_What the exercise asks_
Only the lines from the start of the data below through the line that contains "plt.rcParams['font.family'] = ['Liberation" are to be copied, exactly and without pictures.

_Provided material_
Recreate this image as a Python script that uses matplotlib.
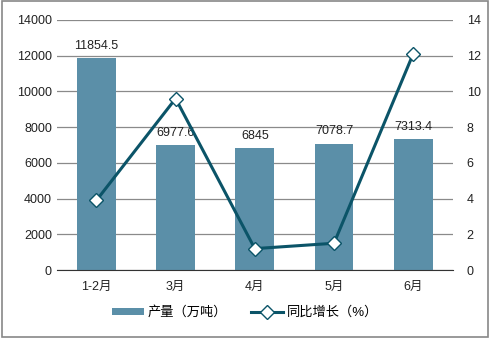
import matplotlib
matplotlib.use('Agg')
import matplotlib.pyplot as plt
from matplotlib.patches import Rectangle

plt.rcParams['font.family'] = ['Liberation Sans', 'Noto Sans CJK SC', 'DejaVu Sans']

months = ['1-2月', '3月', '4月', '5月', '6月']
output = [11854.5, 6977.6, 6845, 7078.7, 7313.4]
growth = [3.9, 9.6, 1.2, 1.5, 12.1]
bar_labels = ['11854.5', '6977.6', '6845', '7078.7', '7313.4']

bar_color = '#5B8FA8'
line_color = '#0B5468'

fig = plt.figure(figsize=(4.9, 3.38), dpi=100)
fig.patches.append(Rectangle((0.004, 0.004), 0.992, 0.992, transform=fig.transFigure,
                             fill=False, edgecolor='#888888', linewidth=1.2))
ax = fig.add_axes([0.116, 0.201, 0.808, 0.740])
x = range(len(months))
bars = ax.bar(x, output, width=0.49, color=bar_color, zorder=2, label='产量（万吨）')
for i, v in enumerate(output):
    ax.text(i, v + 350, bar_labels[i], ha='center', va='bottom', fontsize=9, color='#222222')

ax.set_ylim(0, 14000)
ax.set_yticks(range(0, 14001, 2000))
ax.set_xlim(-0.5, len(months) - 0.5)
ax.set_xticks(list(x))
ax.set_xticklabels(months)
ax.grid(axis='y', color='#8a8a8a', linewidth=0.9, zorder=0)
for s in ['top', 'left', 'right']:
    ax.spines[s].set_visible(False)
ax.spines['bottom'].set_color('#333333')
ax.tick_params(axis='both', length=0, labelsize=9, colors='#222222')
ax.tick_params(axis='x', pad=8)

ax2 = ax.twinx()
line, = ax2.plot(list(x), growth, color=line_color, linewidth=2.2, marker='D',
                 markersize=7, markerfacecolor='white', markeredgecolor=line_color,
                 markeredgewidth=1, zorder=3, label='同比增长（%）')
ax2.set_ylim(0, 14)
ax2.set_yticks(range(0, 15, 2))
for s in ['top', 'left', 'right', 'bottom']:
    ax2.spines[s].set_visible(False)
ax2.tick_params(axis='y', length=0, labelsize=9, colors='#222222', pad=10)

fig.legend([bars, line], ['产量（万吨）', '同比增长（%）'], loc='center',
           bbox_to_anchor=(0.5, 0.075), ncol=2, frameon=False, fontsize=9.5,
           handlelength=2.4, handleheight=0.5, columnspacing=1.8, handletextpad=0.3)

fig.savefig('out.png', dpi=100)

_Written response_
Recreate this image as a Python script that uses matplotlib.
import matplotlib
matplotlib.use('Agg')
import matplotlib.pyplot as plt
from matplotlib.patches import Rectangle

plt.rcParams['font.family'] = ['Liberation Sans', 'Noto Sans CJK SC', 'DejaVu Sans']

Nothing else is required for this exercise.